Julian Stafford Corbett was born in London in 1854 into a comfortable middle-class family, trained as a barrister, practised briefly, and left the law to write. His early career was that of a novelist and naval historian; his first serious historical work, *Drake and the Tudor Navy* (1898), marked him as a scholar of unusual ability. From 1902 he lectured at the Royal Naval War College at Greenwich, and his lectures became *Some Principles of Maritime Strategy* (1911), the work by which he is now chiefly remembered. He died in 1922.

The Thought

Corbett's argument was framed in explicit contrast to Mahan's. Where Mahan had treated sea power as an end in itself — the winning of command of the sea through concentrated battle — Corbett argued that sea power was a means to ends that ultimately had to be secured on land. Wars were won by the defeat of the enemy's will, and navies contributed to that defeat by cooperating with armies in amphibious operations, by blockading enemy trade, and by protecting one's own communications.

Command of the sea, Corbett insisted, is rarely absolute; the normal condition is disputed command, in which both sides can do limited things and neither can do everything.
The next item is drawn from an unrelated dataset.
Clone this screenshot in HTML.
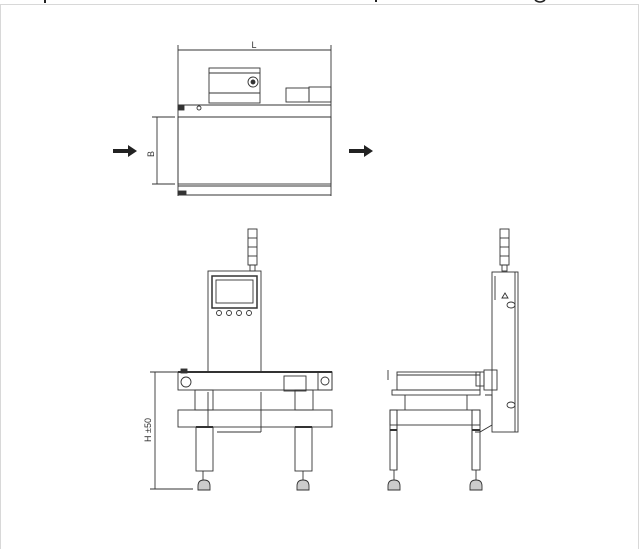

Sea denial — the ability to prevent an enemy's effective use of the sea — is often as valuable as sea control, and for most naval powers most of the time, more achievable. The Mahanian dream of the decisive battle of main fleets was a rare event, not the norm, and a doctrine that concentrated exclusively on it risked strategic blindness to what navies actually did.

The Legacy

Corbett's book was read within the Royal Navy, and its lessons were quietly absorbed into British naval practice, but it did not achieve the public celebrity of Mahan's work. It has aged better. In an era of contested maritime domains, grey-zone operations, and campaigns below the threshold of great-fleet battle, Corbett's framework — emphasising limited aims, sea denial, and the joint character of maritime strategy — has proved repeatedly applicable in ways that pure Mahanian doctrine has not. Contemporary naval strategists in the United States, Britain, and Australia cite him as often as they cite Mahan, and sometimes more.